Charles Sumner.—Garrison’s brave, handsome, and gifted friend, and the friend of Longfellow, Charles Sumner (1811–1878), was trained in the law under Judge Story. It was partly through Whittier’s influence that he entered politics, but when he succeeded Webster in the Senate his place as a leader was assured. The infamous assault upon him by Brooks in 1856, during the debate over the affairs of Kansas, left Sumner incapacitated until 1859. When “the eloquent vacant chair” was filled again, crowds gathered whenever announcement was made that Sumner would speak. His intellect was not equal to that of his illustrious predecessor; yet his sound judgment and winning personality, aided by a captivating delivery, put him, in the Senate, at the head of the new Republican party. His “Orations” have been published in eight volumes.

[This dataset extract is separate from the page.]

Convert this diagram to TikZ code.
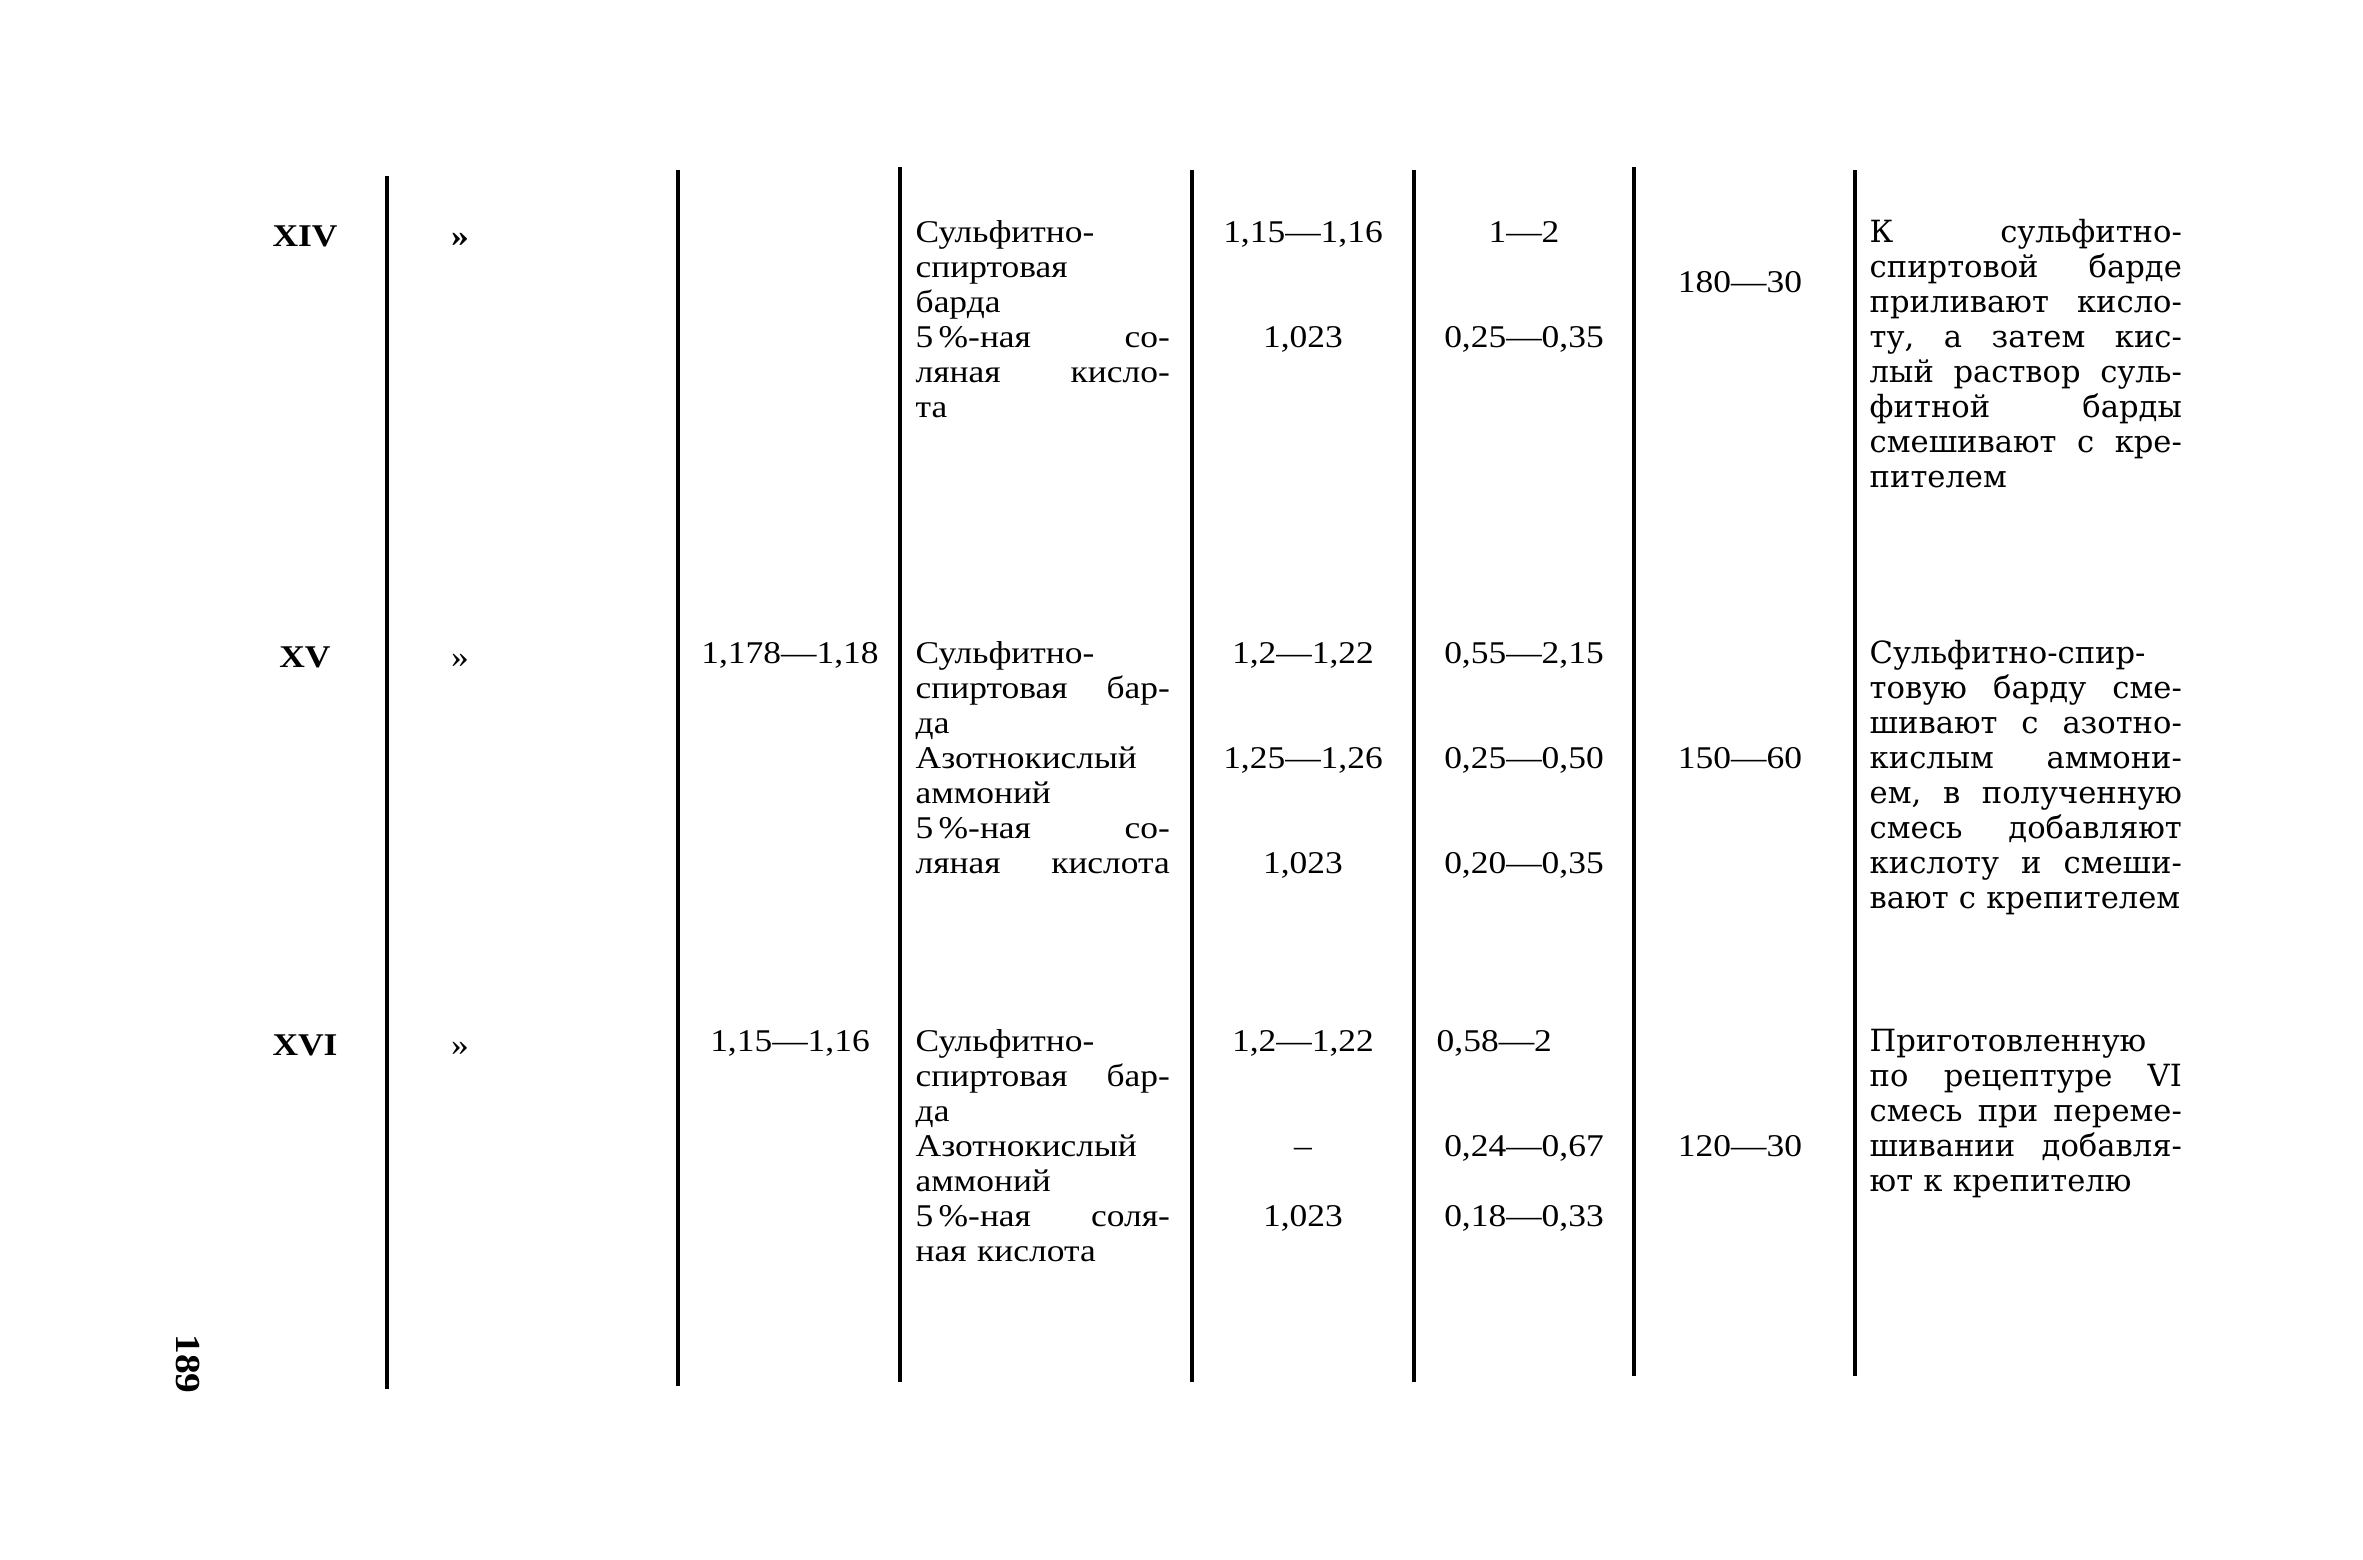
\documentclass[tikz,border=0pt]{standalone}
\usepackage{fontspec}
\setmainfont{Liberation Serif}[FakeStretch=1.12]
\newfontfamily\notefamily{DejaVu Serif}
\usepackage{tikz}
\newcommand{\tabfnt}{\fontsize{9}{9.96}\selectfont}
\newcommand{\notefnt}{\notefamily\fontsize{8.7}{9.96}\selectfont}
\newcommand{\ingrline}[1]{\leavevmode\hbox to 2.54cm{#1}}
\newcommand{\noteline}[1]{\leavevmode\hbox to 3.12cm{#1}}

\begin{document}
\begin{tikzpicture}[x=0.01cm,y=-0.01cm,
    rule/.style={line width=0.9pt},
    roman/.style={font=\tabfnt\bfseries,anchor=base,inner sep=0pt},
    val/.style={font=\tabfnt,anchor=base,inner sep=0pt},
    ingr/.style={font=\tabfnt,anchor=base west,text width=2.54cm,align=left,inner sep=0pt},
    note/.style={font=\notefnt,anchor=base west,text width=3.12cm,align=left,inner sep=0pt}]
  \useasboundingbox (0,0) rectangle (2363,1559);

  \foreach \x/\t/\b in {387/176/1389,678/170/1386,900/167/1382,1192/170/1382,
                        1414/170/1382,1634/167/1376,1855/170/1376}
    \draw [rule] (\x,\t) -- (\x,\b);

  \node [roman] (no_14)    at (305,246) {XIV};
  \node [roman] (ditto_14) at (460,246) {»};
  \node [ingr]  (ingr_14)  at (915,242) {Сульфитно-\\спиртовая\\барда\\
    \ingrline{5\,\%-ная \hfill со-}\\\ingrline{ляная \hfill кисло-}\\та};
  \node [val] (dens_14a) at (1303,242) {1,15—1,16};
  \node [val] (dens_14b) at (1303,347) {1,023};
  \node [val] (vol_14a)  at (1524,242) {1—2};
  \node [val] (vol_14b)  at (1524,347) {0,25—0,35};
  \node [val] (time_14)  at (1740,292) {180—30};
  \node [note] (note_14) at (1869,242) {\noteline{К \hfill сульфитно-}\\
    \noteline{спиртовой \hfill барде}\\\noteline{приливают \hfill кисло-}\\
    \noteline{ту, \hfill а \hfill затем \hfill кис-}\\
    \noteline{лый \hfill раствор \hfill суль-}\\
    \noteline{фитной \hfill барды}\\\noteline{смешивают \hfill с \hfill кре-}\\
    пителем};

  \node [roman] (no_15)    at (305,667) {XV};
  \node [val]   (ditto_15) at (460,667) {»};
  \node [val]   (mix_15)   at (790,663) {1,178—1,18};
  \node [ingr]  (ingr_15)  at (915,663) {Сульфитно-\\\ingrline{спиртовая \hfill бар-}\\да\\
    Азотнокислый\\аммоний\\\ingrline{5\,\%-ная \hfill со-}\\
    \ingrline{ляная \hfill кислота}};
  \node [val] (dens_15a) at (1303,663) {1,2—1,22};
  \node [val] (dens_15b) at (1303,768) {1,25—1,26};
  \node [val] (dens_15c) at (1303,873) {1,023};
  \node [val] (vol_15a)  at (1524,663) {0,55—2,15};
  \node [val] (vol_15b)  at (1524,768) {0,25—0,50};
  \node [val] (vol_15c)  at (1524,873) {0,20—0,35};
  \node [val] (time_15)  at (1740,768) {150—60};
  \node [note] (note_15) at (1869,663) {Сульфитно-спир-\\
    \noteline{товую \hfill барду \hfill сме-}\\\noteline{шивают \hfill с \hfill азотно-}\\
    \noteline{кислым \hfill аммони-}\\\noteline{ем, \hfill в \hfill полученную}\\
    \noteline{смесь \hfill добавляют}\\\noteline{кислоту \hfill и \hfill смеши-}\\
    вают с крепителем};

  \node [roman] (no_16)    at (305,1055) {XVI};
  \node [val]   (ditto_16) at (460,1055) {»};
  \node [val]   (mix_16)   at (790,1051) {1,15—1,16};
  \node [ingr]  (ingr_16)  at (915,1051) {Сульфитно-\\\ingrline{спиртовая \hfill бар-}\\да\\
    Азотнокислый\\аммоний\\\ingrline{5\,\%-ная \hfill соля-}\\ная кислота};
  \node [val] (dens_16a) at (1303,1051) {1,2—1,22};
  \node [val] (dens_16b) at (1303,1156) {–};
  \node [val] (dens_16c) at (1303,1226) {1,023};
  \node [val,anchor=base west] (vol_16a) at (1436,1051) {0,58—2};
  \node [val] (vol_16b)  at (1524,1156) {0,24—0,67};
  \node [val] (vol_16c)  at (1524,1226) {0,18—0,33};
  \node [val] (time_16)  at (1740,1156) {120—30};
  \node [note] (note_16) at (1869,1051) {Приготовленную\\
    \noteline{по \hfill рецептуре \hfill VI}\\\noteline{смесь \hfill при \hfill переме-}\\
    \noteline{шивании \hfill добавля-}\\ют к крепителю};

  \node [roman,font=\fontsize{10}{12}\selectfont\bfseries,rotate=-90,anchor=center]
    (page) at (188,1364) {189};
\end{tikzpicture}
\end{document}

Thaddeus Stevens.—While Sumner was in the Senate, Thaddeus Stevens (1792–1868), a less admirable character, led the Republicans in the House. He also was a bitter foe of slavery, and was urgent with Lincoln to emancipate the negroes. “A clear, logical, and powerful debater,” he was feared for his mordant invective. Influential with the rank and file of politicians, he rejoiced in the borrowed title of the “Great Commoner.”
Wendell Phillips.—Of course the trumpet of the Abolitionists was the impassioned Wendell Phillips (1811–1884), ever supporting the hands of Garrison, and similarly uncompromising. On graduating from Harvard in 1831, he studied law; but he refused to engage in its practice, since this would entail his swearing to uphold a national Constitution which tolerated slavery. He was a master of sarcasm, irony, and epigram, of choice and varied wit; serene in the presence of his enemies, capturing and holding their attention. When the Civil War was over, and the cause of Abolition won, he turned to the remedy of other evils, speaking in favour of woman’s rights, and championing labour reform. In the guise of a general redresser of wrongs he lost prestige as well as something of his own sense of dignity.
Rufus Choate.—The most famous of a famous family, Rufus Choate (1799–1859) was distinguished for his pleading at the bar, his literary attainments, and, during the time that he was there (1841–1845), the exercise of his talents in the Senate. A pupil of no less a lawyer than William Wirt, Choate, in his unrivalled success with juries, and his stirring if florid occasional addresses, was indebted not alone to his natural ardour and personal magnetism, but also to thorough analysis and unremitting preparation. His eulogy on Webster at Dartmouth College, July 27, 1853, was the tribute of an eminent graduate of that institution to the noblest.
Stephen A. Douglas.—Stephen Arnold Douglas (1813–1861) was born in Brandon, Vermont, studied law in Canandaigua, New York, continued this study in Ohio, and proceeded thence to Illinois to teach, and to practise his calling of lawyer. He was in the United States Senate from 1847 to 1861, doing his best to avert the Civil War. In 1858 and 1860 the “Little Giant” boldly appeared before audiences in the South and denied the right of any state to secede from the Union. His speech on the Kansas-Nebraska Bill (1854) shows his attitude of laissez-faire in the matter of slavery. When he matched his wits with Lincoln in their joint debate, he unintentionally hastened his antagonist’s advance toward the Presidency.